旧本能寺跡 石碑 拡大地図
ザ・下剋上
"下剋上は、ひと昔前までは日本史の教科書内でしか見聞きすることが無い言葉でしたが、近年はテレビやラジオなどでスポーツの話題を扱う際に特に積極的に用いられるようになってきています。その下剋上は、社会的に地位が下の者が上位の者を実力を用いて打倒し地位を手に入れる行為を指す言葉で、6世紀頃に中国の複数の書物にこの言葉が登場していたといわれています。
日本での下剋上は、言葉としては鎌倉時代には既に使われ始めていましたが、社会的な風潮となっていったのは室町時代後期から戦国時代にかけてのことです。戦国時代へと移行していくきっかけになったといわれている応仁の乱とよばれる大乱では、幕府の権威の失墜や荘園制度の崩壊がはじまるとともに、それまでくすぶっていた者が蜂起して実力で支配階級に反抗するケースがあらわれるようになりました。農民が一揆などの実力を行使して支配階級を脅かしたり、家臣が主君を殺害あるいは政治的に放逐して自ら大名になるなどの傾向は戦国時代になるとますます顕著になり、下剋上はこの時代を象徴する言葉の一つになりました。徳川家康が征夷大将軍となって幕府を開いた後は次第に下剋上の風潮は廃れていきますが、主君押込の慣行はそのまま江戸時代末期まで残りました。

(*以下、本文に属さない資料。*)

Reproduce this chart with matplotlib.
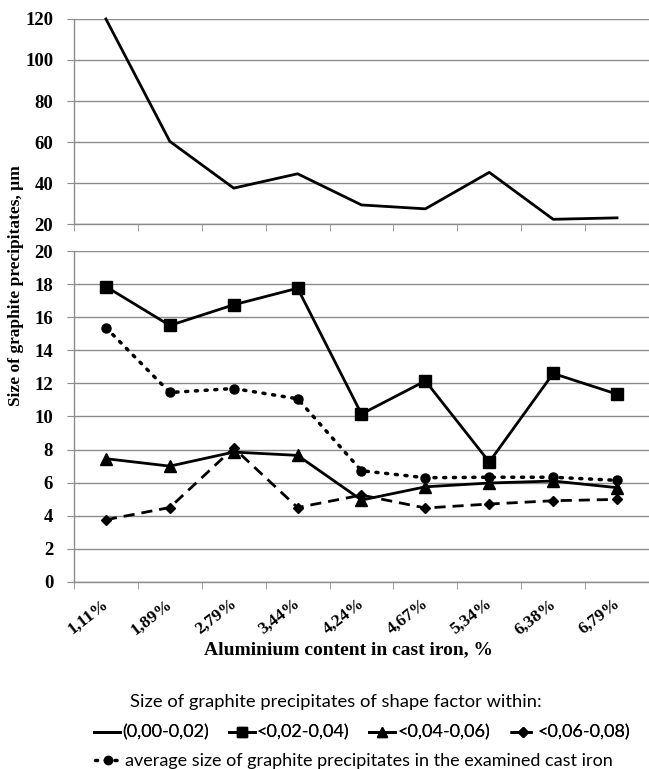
import numpy as np
import matplotlib
matplotlib.use("Agg")
import matplotlib.pyplot as plt
import matplotlib.transforms as mtransforms
from matplotlib.lines import Line2D

# aluminium content categories
categories = ["1,11%", "1,89%", "2,79%", "3,44%", "4,24%", "4,67%", "5,34%", "6,38%", "6,79%"]

# size of graphite precipitates (um) by shape factor range
sf_000_002 = [120, 60.3, 37.5, 44.5, 29.3, 27.4, 45.2, 22.3, 23.0]
sf_002_004 = [17.85, 15.5, 16.75, 17.75, 10.15, 12.15, 7.25, 12.6, 11.35]
sf_004_006 = [7.45, 7.0, 7.85, 7.65, 4.95, 5.75, 5.98, 6.1, 5.7]
sf_006_008 = [3.76, 4.5, 8.1, 4.5, 5.25, 4.47, 4.71, 4.91, 4.99]
average = [15.37, 11.45, 11.69, 11.07, 6.72, 6.3, 6.33, 6.33, 6.14]

serif = "Liberation Serif"
sans = "Lato"
grid_c = "#8c8c8c"

fig = plt.figure(figsize=(6.49, 7.69), dpi=100)
ax_top = fig.add_axes([0.114, 0.7087, 0.886, 0.2666])
ax_bot = fig.add_axes([0.114, 0.2432, 0.886, 0.4304])

x = np.arange(len(categories))
xlim = (-0.5, 8.38)

for ax in (ax_top, ax_bot):
    ax.set_xlim(*xlim)
    for s in ("top", "right"):
        ax.spines[s].set_visible(False)
    for s in ("left", "bottom"):
        ax.spines[s].set_color(grid_c)
        ax.spines[s].set_linewidth(1)
    ax.yaxis.grid(True, color=grid_c, lw=1)
    ax.set_axisbelow(True)
    ax.set_xticks(x)
    ax.set_xticks(np.arange(len(categories) + 1) - 0.5, minor=True)
    ax.tick_params(axis="x", which="major", length=0)
    ax.tick_params(axis="x", which="minor", length=5, color=grid_c, direction="out")
    ax.tick_params(axis="y", length=5, color=grid_c, pad=10)

# top panel
ax_top.plot(x, sf_000_002, color="black", lw=2, clip_on=False)
ax_top.set_ylim(20, 120)
ax_top.set_yticks(np.arange(20, 121, 20))
ax_top.set_xticklabels([])

# bottom panel
ax_bot.plot(x, sf_002_004, color="black", lw=2, marker="s", ms=8, clip_on=False)
ax_bot.plot(x, sf_004_006, color="black", lw=2, marker="^", ms=8, clip_on=False)
ax_bot.plot(x, sf_006_008, color="black", lw=2, ls=(0, (4, 2.5)), marker="D", ms=5.5, clip_on=False)
ax_bot.plot(x, average, color="black", lw=2.5, ls=(0, (0.6, 2.2)), dash_capstyle="round",
            marker="o", ms=6.5, clip_on=False)
ax_bot.set_ylim(0, 20)
ax_bot.set_yticks(np.arange(0, 21, 2))
ax_bot.set_xticklabels(categories, rotation=38, ha="right", va="top",
                       rotation_mode="anchor", fontfamily=serif, fontweight="bold", fontsize=12.5)
ax_bot.tick_params(axis="x", which="major", pad=10)
shift = mtransforms.ScaledTranslation(-4 / 100, 0, fig.dpi_scale_trans)
for lab in ax_bot.get_xticklabels():
    lab.set_transform(lab.get_transform() + shift)

for ax in (ax_top, ax_bot):
    for lab in ax.get_yticklabels():
        lab.set_fontfamily(serif)
        lab.set_fontweight("bold")
        lab.set_fontsize(13.5)

fig.text(0.537, 0.155, "Aluminium content in cast iron, %", ha="center", va="center",
         fontfamily=serif, fontweight="bold", fontsize=14)
fig.text(0.025, 0.629, "Size of graphite precipitates, µm", rotation=90, ha="center", va="center",
         fontfamily=serif, fontweight="bold", fontsize=12.5)

# legend
fig.text(0.518, 0.087, "Size of graphite precipitates of shape factor within:", ha="center",
         va="center", fontfamily=sans, fontsize=13.2)
h1 = [
    Line2D([], [], color="black", lw=2),
    Line2D([], [], color="black", lw=2, marker="s", ms=7),
    Line2D([], [], color="black", lw=2, marker="^", ms=7),
    Line2D([], [], color="black", lw=2, ls=(0, (3, 2)), marker="D", ms=5),
]
l1 = ["(0,00-0,02)", "<0,02-0,04)", "<0,04-0,06)", "<0,06-0,08)"]
leg1 = fig.legend(h1, l1, loc="center", bbox_to_anchor=(0.558, 0.047), ncol=4, frameon=False,
                  prop={"family": sans, "size": 13}, handlelength=1.45, handletextpad=0.1,
                  columnspacing=1.1, borderpad=0)
fig.add_artist(leg1)
h2 = [Line2D([], [], color="black", lw=2.5, ls=(0, (0.6, 2.2)), dash_capstyle="round",
             marker="o", ms=6)]
fig.legend(h2, ["average size of graphite precipitates in the examined cast iron"], loc="center",
           bbox_to_anchor=(0.545, 0.010), frameon=False, prop={"family": sans, "size": 13},
           handlelength=1.45, handletextpad=0.2, borderpad=0)

fig.savefig("out.png", dpi=100)
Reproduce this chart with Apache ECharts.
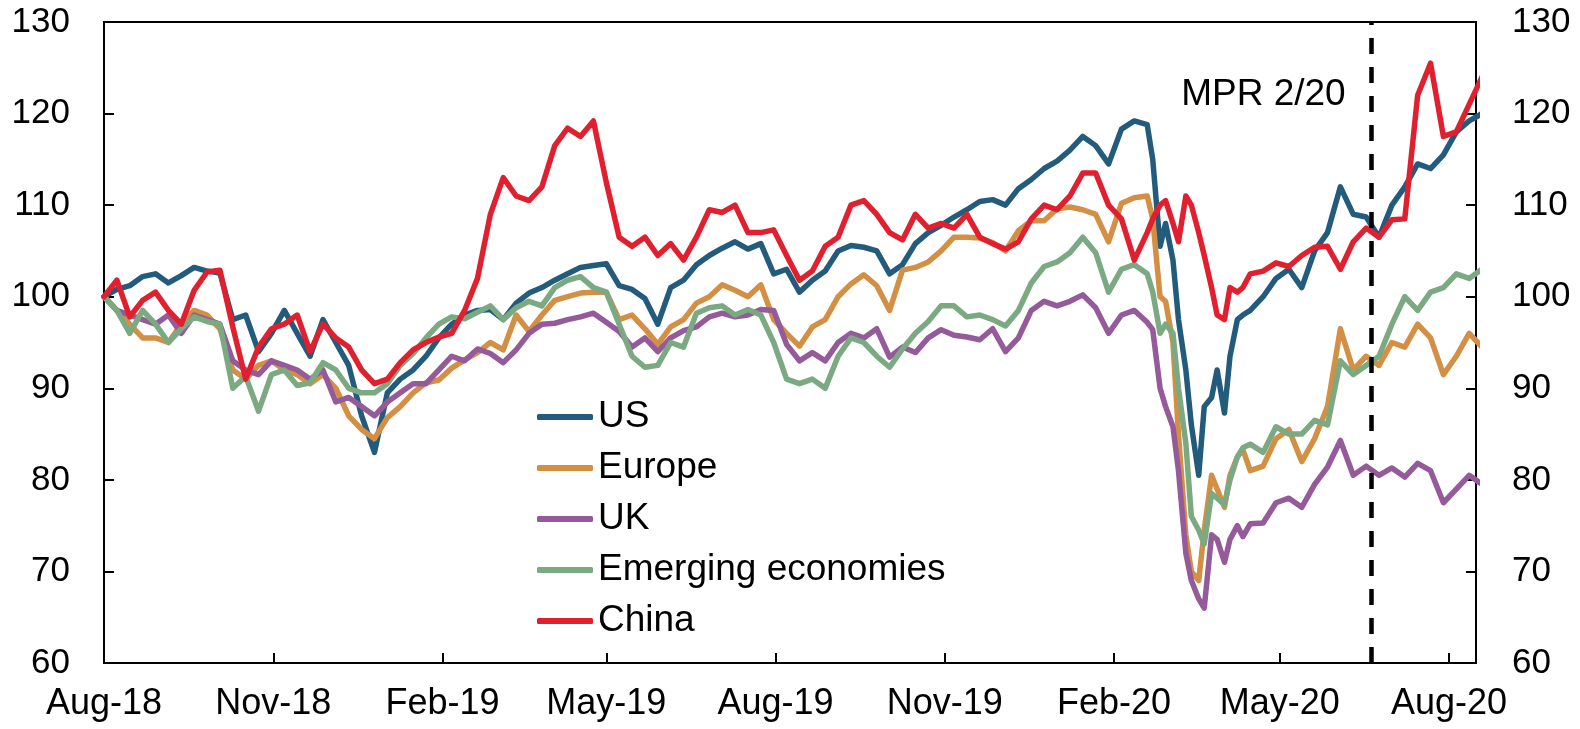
<!DOCTYPE html>
<html>
<head>
    <meta charset="utf-8">
    <title>Equity indices</title>
    <script src="https://cdn.jsdelivr.net/npm/echarts@6/dist/echarts.min.js"></script>
    <style>
        html, body { margin: 0; padding: 0; background: #fff; }
        #main { width: 1580px; height: 729px; }
    </style>
</head>
<body>
<div id="main"></div>
<script>
    // weekly observations, denser around the March 2020 sell-off
    var dates = [
        '2018-08-01', '2018-08-08', '2018-08-15', '2018-08-22', '2018-08-29', '2018-09-05', '2018-09-12', '2018-09-19', '2018-09-26', '2018-10-03',
        '2018-10-10', '2018-10-17', '2018-10-24', '2018-10-31', '2018-11-07', '2018-11-14', '2018-11-21', '2018-11-28', '2018-12-05', '2018-12-12',
        '2018-12-19', '2018-12-26', '2019-01-02', '2019-01-09', '2019-01-16', '2019-01-23', '2019-01-30', '2019-02-06', '2019-02-13', '2019-02-20',
        '2019-02-27', '2019-03-06', '2019-03-13', '2019-03-20', '2019-03-27', '2019-04-03', '2019-04-10', '2019-04-17', '2019-04-24', '2019-05-01',
        '2019-05-08', '2019-05-15', '2019-05-22', '2019-05-29', '2019-06-05', '2019-06-12', '2019-06-19', '2019-06-26', '2019-07-03', '2019-07-10',
        '2019-07-17', '2019-07-24', '2019-07-31', '2019-08-07', '2019-08-14', '2019-08-21', '2019-08-28', '2019-09-04', '2019-09-11', '2019-09-18',
        '2019-09-25', '2019-10-02', '2019-10-09', '2019-10-16', '2019-10-23', '2019-10-30', '2019-11-06', '2019-11-13', '2019-11-20', '2019-11-27',
        '2019-12-04', '2019-12-11', '2019-12-18', '2019-12-25', '2020-01-01', '2020-01-08', '2020-01-15', '2020-01-22', '2020-01-29', '2020-02-05',
        '2020-02-12',
        '2020-02-19', '2020-02-22', '2020-02-26', '2020-02-29', '2020-03-04', '2020-03-07', '2020-03-11', '2020-03-14', '2020-03-18', '2020-03-21',
        '2020-03-25', '2020-03-28', '2020-04-01', '2020-04-04', '2020-04-08', '2020-04-11', '2020-04-15',
        '2020-04-22', '2020-04-29', '2020-05-06', '2020-05-13', '2020-05-20', '2020-05-27', '2020-06-03', '2020-06-10', '2020-06-17', '2020-06-24',
        '2020-07-01', '2020-07-08', '2020-07-15', '2020-07-22', '2020-07-29', '2020-08-05', '2020-08-12', '2020-08-19'
    ];

    var us = [
        100, 100.8, 101.2, 102.2, 102.5, 101.5, 102.3, 103.2, 102.8, 102.6,
        97.5, 98.0, 94.0, 96.0, 98.5, 96.0, 93.5, 97.5, 95.0, 92.5,
        87.0, 83.0, 89.5, 91.0, 92.0, 93.5, 95.5, 97.0, 98.0, 98.5,
        98.6, 97.5, 99.3, 100.4, 101.0, 101.8, 102.5, 103.2, 103.4, 103.6,
        101.2, 100.8, 99.8, 97.0, 101.0, 101.8, 103.5, 104.5, 105.3, 106.0,
        105.2, 105.8, 102.5, 103.0, 100.5, 101.8, 102.8, 105.0, 105.6, 105.4,
        105.0, 102.5, 103.5, 105.8, 107.0, 107.8, 108.7, 109.5, 110.4, 110.6,
        110.0, 111.8, 112.8, 114.0, 114.8, 116.0, 117.5, 116.5, 114.5, 118.3,
        119.2,
        118.8, 115.0, 105.5, 108.0, 104.0, 97.5, 92.0, 86.0, 80.5, 88.0,
        89.0, 92.0, 87.3, 93.5, 97.5, 98.0, 98.5,
        100.0, 102.0, 103.0, 101.0, 105.0, 107.0, 112.0, 109.0, 108.7, 106.5,
        110.0, 112.0, 114.5, 114.0, 115.5, 118.0, 119.2, 120.0
    ];

    var europe = [
        100, 98.5, 97.0, 95.5, 95.5, 95.0, 97.0, 98.5, 98.0, 96.5,
        92.0, 91.0, 92.5, 93.0, 92.0, 91.5, 90.5, 91.5, 90.0, 87.0,
        85.5, 84.5, 86.8, 88.0, 89.5, 90.6, 90.9, 92.2, 93.1, 93.9,
        95.0, 94.2, 98.0, 96.2, 98.0, 99.6, 100.0, 100.4, 100.5, 100.5,
        97.5, 98.0, 96.5, 94.8, 96.7, 97.5, 99.3, 100.0, 101.3, 100.7,
        100.0, 101.3, 97.5, 96.0, 94.6, 96.7, 97.5, 100.0, 101.4, 102.4,
        101.2, 98.5, 102.9, 103.2, 103.8, 105.0, 106.5, 106.5, 106.4, 105.9,
        105.0, 107.2, 108.3, 108.3, 109.6, 109.8, 109.5, 109.0, 106.0, 110.2,
        110.8,
        111.0, 108.5, 100.0, 99.5, 95.0, 85.0, 74.0, 70.0, 69.0, 74.5,
        80.5, 79.0, 77.0, 80.5, 82.5, 83.3, 81.0,
        81.5, 84.5, 85.5, 82.0, 84.5, 88.0, 96.5, 92.0, 93.5, 92.5,
        95.0, 94.5, 97.0, 95.5, 91.5, 93.5, 96.0, 94.5
    ];

    var uk = [
        100, 98.5, 98.0, 97.5, 97.0, 98.0, 96.0, 98.0, 97.5, 97.0,
        93.0, 92.0, 91.5, 93.0, 92.5, 92.0, 91.0, 92.0, 88.5, 89.0,
        88.0, 87.0, 88.5, 89.5, 90.5, 90.5, 92.0, 93.5, 93.0, 94.3,
        93.8, 92.8, 94.2, 96.0, 97.0, 97.1, 97.5, 97.8, 98.2, 97.2,
        96.2, 94.5, 95.5, 94.0, 95.5, 96.3, 96.7, 97.8, 98.2, 97.8,
        98.0, 98.6, 98.5, 94.8, 93.0, 93.9, 93.0, 95.0, 96.0, 95.5,
        96.5, 93.4, 94.5, 93.9, 95.5, 96.4, 95.8, 95.6, 95.3, 96.5,
        94.0, 95.5, 98.5, 99.5, 99.0, 99.5, 100.2, 98.8, 96.0, 98.0,
        98.5,
        97.2, 96.4, 90.0, 88.0, 85.8, 81.0, 72.0, 69.0, 67.0, 66.0,
        74.0, 73.5, 71.0, 73.5, 75.0, 73.8, 75.2,
        75.3, 77.5, 78.0, 77.0, 79.5, 81.4, 84.3, 80.5, 81.5, 80.5,
        81.3, 80.3, 81.8, 81.0, 77.5, 79.0, 80.5, 79.5
    ];

    var emerging = [
        100, 98.5, 96.0, 98.5, 97.0, 95.0, 96.5, 97.8, 97.3, 97.0,
        90.0, 91.3, 87.5, 91.5, 92.0, 90.3, 90.6, 92.8, 92.0, 90.0,
        89.5, 89.5, 90.5, 92.5, 93.8, 95.5, 97.0, 97.8, 97.6, 98.3,
        99.0, 97.5, 98.8, 99.5, 99.0, 101.0, 101.8, 102.2, 101.0, 100.5,
        97.0, 93.5, 92.3, 92.5, 95.0, 94.5, 98.2, 98.8, 99.0, 98.0,
        98.6, 98.0, 95.0, 91.0, 90.5, 91.0, 90.0, 93.5, 95.5, 95.0,
        93.5, 92.3, 94.3, 96.0, 97.3, 99.0, 99.0, 97.8, 98.0, 97.5,
        96.8, 98.5, 101.5, 103.3, 103.8, 104.8, 106.5, 104.8, 100.5, 103.0,
        103.5,
        102.5, 100.5, 96.0, 97.0, 96.0, 90.0, 84.0, 76.0, 74.5, 73.0,
        78.5, 78.0, 77.3, 80.0, 82.5, 83.5, 83.9,
        83.0, 85.8, 85.0, 85.0, 86.5, 86.0, 93.0, 91.5, 92.5, 93.5,
        97.0, 100.0, 98.5, 100.5, 101.0, 102.5, 102.0, 103.0
    ];

    var china = [
        100, 101.8, 97.8, 99.6, 100.5, 98.5, 97.0, 100.7, 102.7, 102.9,
        96.7, 91.0, 94.5, 96.5, 97.0, 98.0, 94.0, 97.0, 95.5, 94.5,
        92.0, 90.5, 91.0, 92.8, 94.2, 95.0, 95.6, 96.0, 98.5, 102.0,
        109.0, 113.0, 111.0, 110.5, 112.0, 116.5, 118.4, 117.5, 119.2, 112.5,
        106.5, 105.5, 106.5, 104.5, 105.8, 104.0, 106.5, 109.5, 109.2, 110.0,
        107.0, 107.0, 107.3, 104.5, 101.8, 102.8, 105.5, 106.5, 110.0, 110.5,
        109.0, 107.0, 106.2, 109.0, 107.5, 108.0, 107.5, 109.0, 106.5, 105.8,
        105.2, 106.0, 108.5, 110.0, 109.5, 111.0, 113.5, 113.5, 110.0, 108.5,
        104.0,
        107.0, 108.5, 110.0, 110.5, 108.0, 106.0, 111.0, 110.0, 107.0, 104.5,
        101.0, 98.0, 97.5, 101.0, 100.5, 101.0, 102.5,
        102.8, 103.7, 103.3, 104.5, 105.4, 105.5, 103.0, 106.0, 107.5, 106.5,
        108.4, 108.5, 122.0, 125.5, 117.5, 118.0, 121.0, 124.0
    ];

    var names = ['US', 'Europe', 'UK', 'Emerging economies', 'China'];
    var colors = ['#235b7c', '#d38f43', '#955a99', '#7aa982', '#e1202f'];
    var tickMonths = ['2018-08-01', '2018-11-01', '2019-02-01', '2019-05-01', '2019-08-01',
        '2019-11-01', '2020-02-01', '2020-05-01', '2020-08-01'];
    var mprDate = '2020-06-20';

    function t(s) {
        return new Date(s + 'T00:00:00').getTime();
    }

    var monthNames = ['Jan', 'Feb', 'Mar', 'Apr', 'May', 'Jun', 'Jul', 'Aug', 'Sep', 'Oct', 'Nov', 'Dec'];
    var font = '"Liberation Sans", Arial, sans-serif';
    var ticks = tickMonths.map(t);

    var chart = echarts.init(document.getElementById('main'));

    var series = [us, europe, uk, emerging, china].map(function (vals, i) {
        return {
            name: names[i],
            type: 'line',
            symbol: 'none',
            showSymbol: false,
            color: colors[i],
            lineStyle: {width: 5.5, color: colors[i], join: 'round', cap: 'round'},
            emphasis: {disabled: true},
            data: dates.map(function (d, j) {
                return [t(d), vals[j]];
            })
        };
    });

    // dashed vertical line for the report date, drawn on top
    series[4].markLine = {
        silent: true,
        symbol: ['none', 'none'],
        label: {show: false},
        lineStyle: {color: '#000', width: 4.5, type: [16, 13]},
        data: [{xAxis: t(mprDate)}]
    };

    var yAxisBase = function (pos, margin) {
        return {
            type: 'value',
            position: pos,
            min: 60,
            max: 130,
            interval: 10,
            splitLine: {show: false},
            axisLine: {show: true, lineStyle: {color: '#000', width: 2}},
            axisTick: {show: true, inside: true, length: 10, lineStyle: {color: '#000', width: 2}},
            axisLabel: {color: '#000', fontSize: 35, fontFamily: font, margin: margin}
        };
    };

    chart.setOption({
        animation: false,
        grid: {
            left: 104, right: 104, top: 22, bottom: 66,
            show: true, borderColor: '#000', borderWidth: 2,
            outerBoundsMode: 'none'
        },
        legend: {
            orient: 'vertical',
            left: 532,
            top: 391,
            itemWidth: 56,
            itemHeight: 6,
            itemGap: 9,
            icon: 'roundRect',
            itemStyle: {borderWidth: 0},
            textStyle: {fontSize: 37, fontFamily: font, color: '#000', lineHeight: 42},
            data: names
        },
        xAxis: {
            type: 'value',
            min: t('2018-08-01'),
            max: t('2020-08-15') + 17 * 3600 * 1000,
            splitLine: {show: false},
            axisLine: {show: true, lineStyle: {color: '#000', width: 2}},
            axisTick: {show: true, inside: true, length: 10, customValues: ticks,
                lineStyle: {color: '#000', width: 2}},
            axisLabel: {
                customValues: ticks,
                color: '#000', fontSize: 36, fontFamily: font, margin: 23,
                showMinLabel: true, showMaxLabel: true,
                formatter: function (v) {
                    var d = new Date(v);
                    return monthNames[d.getMonth()] + '-' + String(d.getFullYear()).slice(2);
                }
            }
        },
        yAxis: [yAxisBase('left', 34), yAxisBase('right', 36)],
        series: series
    });

    var mprX = chart.convertToPixel({xAxisIndex: 0}, t(mprDate));
    chart.setOption({
        graphic: [{
            type: 'text',
            x: mprX - 26,
            y: 95,
            style: {
                text: 'MPR 2/20',
                fill: '#000',
                font: '37px ' + font,
                textAlign: 'right',
                textVerticalAlign: 'middle'
            }
        }]
    });
</script>
</body>
</html>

もっとも成功した下剋上としてしばしば挙げられるのが、織田信長のケースです。最初は尾張の一地方の領主に過ぎなかった信長は、守護代の撃破や実弟の排除などによって尾張の支配を固めた後、足利義昭の上洛を実現させて将軍に擁立しますが、後に対立をするようになると戦いを挑んで義昭を追放し、室町幕府を有名無実化させました。その後は自ら天下人としての地位を継承して支配を拡大させていきますが、自らもまた本能寺の変で明智光秀率いる軍勢の下剋上にあいました。この明智を討ったのが信長の家臣であった羽柴(豊臣)秀吉で、本能寺の変から9年あまりかけて全国を平定して天下統一を成し遂げますが、秀吉の死後に徳川家康によって豊臣宗家は滅亡に追い込まれています。家康はこのとき既に征夷大将軍の地位にあって江戸幕府を開いていて、豊臣氏はいち大名に過ぎませんでしたが、全国を支配下においていた時期があって恩顧の大名が多い豊臣氏は特別な存在で、家康にとっては最晩年まで脅威であり続けていました。このような事情もあって、徳川家康が豊臣氏を滅亡させた一連の動きも下剋上の一種とみなすことができます。"